GRİP OLDUYSANIZ NASIL BESLENECEKSİNİZ?
Peki korunmada başarılı olamayıp domuz gribine yakalananlar nasıl beslenmeli? Günsoy'un önerileri:
"Mutlaka kahvaltı yapılmalı. İçeriğinde ise ayaküstü atıştırılan poğaça, börek gibi yağlı besinler yerine peynir, yetişkinlerde haftanın her günü olmamak şartıyla yumurta, zeytin veya ceviz, bal, mevsim yeşillikleri, açık çay, ıhlamur, bitkisel çaylar veya taze sıkılmış meyve suyu olmalı.
TAVUK SUYUNA ÇORBA
Öğlen ve akşam öğünleri de sağlıklı besinlerden seçilmeli. Özellikle tavuk suyuna bol limonlu çorba, ızgara, haşlama veya buğulama yapılmış et, tavuk, hindi veya balık, mutlaka sebze yemeği, mevsim yeşillikleri ile yapılmış salata, yoğurt ve bol tahıl içeren ekmek çeşitleri seçilmeli.
GİNSENG VE EKİNEZYA ÇAYI
Öğün ve öğün aralarında bol sıvı alınmalı. Günlük sıvı ihtiyacı gripte daha da artar. Bunun önemli bir kısmını su olarak karşılamak gerekir. Su dışında ise ıhlamur, kuşburnu, adaçayı, ekinezya, yeşil çay ve ginseng gibi bitkisel çaylar içilmeli.

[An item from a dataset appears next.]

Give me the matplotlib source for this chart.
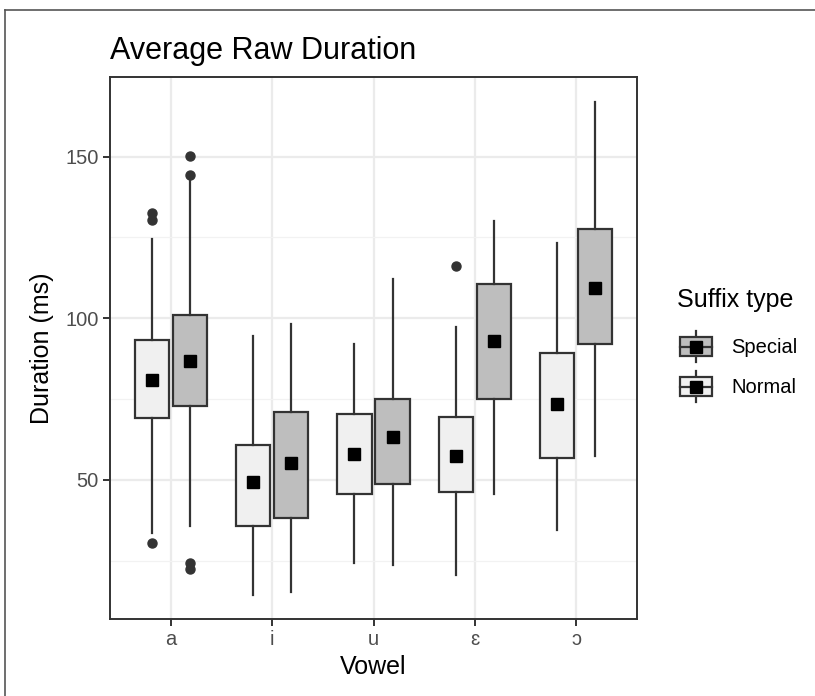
import matplotlib
matplotlib.use("Agg")
import matplotlib.pyplot as plt
from matplotlib.patches import Rectangle
from matplotlib.lines import Line2D
from matplotlib.legend_handler import HandlerBase
from matplotlib.ticker import MultipleLocator

plt.rcParams["font.family"] = ["Liberation Sans", "DejaVu Sans"]

vowels = ["a", "i", "u", "ɛ", "ɔ"]
groups = ["Normal", "Special"]

# box stats (ms)
normal_lo = [33.5, 14.5, 24.4, 20.6, 34.5]
normal_q1 = [69.1, 35.8, 45.6, 46.4, 56.9]
normal_mean = [80.9, 49.3, 58.0, 57.3, 73.4]
normal_q3 = [93.3, 60.8, 70.4, 69.6, 89.2]
normal_hi = [124.5, 94.6, 92.1, 97.2, 123.2]
normal_out = [[30.4, 130.3, 132.7], [], [], [116.2], []]

special_lo = [35.8, 15.3, 23.7, 45.7, 57.4]
special_q1 = [72.9, 38.1, 48.8, 75.0, 92.1]
special_mean = [86.9, 55.1, 63.4, 93.1, 109.5]
special_q3 = [101.0, 70.9, 75.0, 110.5, 127.5]
special_hi = [143.0, 98.1, 112.2, 130.2, 167.0]
special_out = [[22.4, 24.2, 144.2, 150.3], [], [], [], []]

fills = {"Normal": "#F0F0F0", "Special": "#BEBEBE"}
edge = "#333333"

fig = plt.figure(figsize=(8.15, 6.96), dpi=100)
ax = fig.add_axes([110 / 815, 1 - 619 / 696, 527 / 815, 542 / 696])


def make_stats(lo, q1, mean, q3, hi, out):
    return [dict(whislo=lo[k], q1=q1[k], med=mean[k], mean=mean[k], q3=q3[k],
                 whishi=hi[k], fliers=out[k]) for k in range(len(lo))]


series = {
    "Normal": make_stats(normal_lo, normal_q1, normal_mean, normal_q3, normal_hi, normal_out),
    "Special": make_stats(special_lo, special_q1, special_mean, special_q3, special_hi, special_out),
}
offsets = {"Normal": -0.1875, "Special": 0.1875}

for g in groups:
    pos = [k + offsets[g] for k in range(len(vowels))]
    ax.bxp(series[g], positions=pos, widths=0.3375, patch_artist=True,
           showcaps=False, showmeans=True, manage_ticks=False,
           boxprops=dict(facecolor=fills[g], edgecolor=edge, linewidth=1.6),
           whiskerprops=dict(color=edge, linewidth=1.6),
           medianprops=dict(linewidth=0),
           flierprops=dict(marker="o", markerfacecolor=edge, markeredgecolor=edge,
                           markersize=6.5),
           meanprops=dict(marker="s", markerfacecolor="black", markeredgecolor="black",
                          markersize=8.5),
           zorder=3)

ax.set_xlim(-0.6, len(vowels) - 0.4)
ax.set_ylim(7.0, 174.6)
ax.set_xticks(range(len(vowels)))
ax.set_xticklabels(vowels)
ax.yaxis.set_major_locator(MultipleLocator(50))
ax.yaxis.set_minor_locator(MultipleLocator(25))
ax.grid(True, which="major", color="#EBEBEB", linewidth=1.6, zorder=0)
ax.grid(True, which="minor", axis="y", color="#F2F2F2", linewidth=0.9, zorder=0)
ax.set_axisbelow(True)
ax.tick_params(which="major", length=5, width=1.4, color=edge, labelsize=14.5,
               labelcolor="#4D4D4D", pad=3)
ax.tick_params(which="minor", length=0)
for s in ax.spines.values():
    s.set_color(edge)
    s.set_linewidth(1.4)

ax.set_xlabel("Vowel", fontsize=18, labelpad=4)
ax.set_ylabel("Duration (ms)", fontsize=18, labelpad=8)
ax.set_title("Average Raw Duration", fontsize=22, loc="left", pad=13)


class BoxKey(HandlerBase):
    def create_artists(self, legend, orig, xd, yd, width, height, fontsize, trans):
        x0, y0 = -xd, -yd
        cx, cy = x0 + width / 2, y0 + height / 2
        whisk = Line2D([cx, cx], [y0 + 0.05 * height, y0 + 0.95 * height],
                       color=edge, linewidth=1.6, transform=trans)
        box = Rectangle((x0 + 0.125 * width, y0 + 0.22 * height), 0.75 * width,
                        0.56 * height, facecolor=orig.get_facecolor(), edgecolor=edge,
                        linewidth=1.6, transform=trans)
        med = Line2D([x0 + 0.125 * width, x0 + 0.875 * width], [cy, cy],
                     color=edge, linewidth=1.6, transform=trans)
        sq = Line2D([cx], [cy], marker="s", markersize=8.5, color="black",
                    linestyle="none", transform=trans)
        return [whisk, box, med, sq]


# legend title placed on its own, ggplot leaves a wider gap under it
fig.text(677 / 815, 1 - 300 / 696, "Suffix type", fontsize=18, ha="left", va="center")
handles = [Rectangle((0, 0), 1, 1, facecolor=fills[g]) for g in ["Special", "Normal"]]
leg = fig.legend(handles, ["Special", "Normal"],
                 handler_map={Rectangle: BoxKey()}, loc="upper left",
                 bbox_to_anchor=(675 / 815, 1 - 329 / 696), frameon=False,
                 fontsize=14.5, handlelength=2.1, handleheight=2.3,
                 handletextpad=0.7, labelspacing=0.25, borderpad=0, borderaxespad=0)

# screenshot frame (top and left edges only)
fig.add_artist(Line2D([5 / 815, 5 / 815], [0, 1 - 10 / 696], color="#555555",
                      linewidth=1.2, transform=fig.transFigure))
fig.add_artist(Line2D([5 / 815, 1], [1 - 10 / 696, 1 - 10 / 696], color="#555555",
                      linewidth=1.2, transform=fig.transFigure))

fig.savefig("out.png", dpi=100)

GÜNDE BEŞ PORSİYON SEBZE VE MEYVE
Günlük toplam 5 porsiyon taze sebze ve meyve tüketmeye özen gösterilmeli. Sebze ve meyvelerin de çok iyi yıkanması ve doğru yöntemlerle pişirilmesi de önemli. Haşlanan sebzelerin sularının dökülmemesi, kendi suyunun içinde pişirilmesi vitamin kaybının önlenmesi açısından önem taşıyor.
KIZARTMALARDAN UZAK DURUN
Probiyotik süt, yoğurt veya kefirin de yine günde en az 2-3 porsiyon alınması, yağlı kızarmış yiyeceklerin tüketilmemesi grip esnasındaki beslenme önerilerim arasında."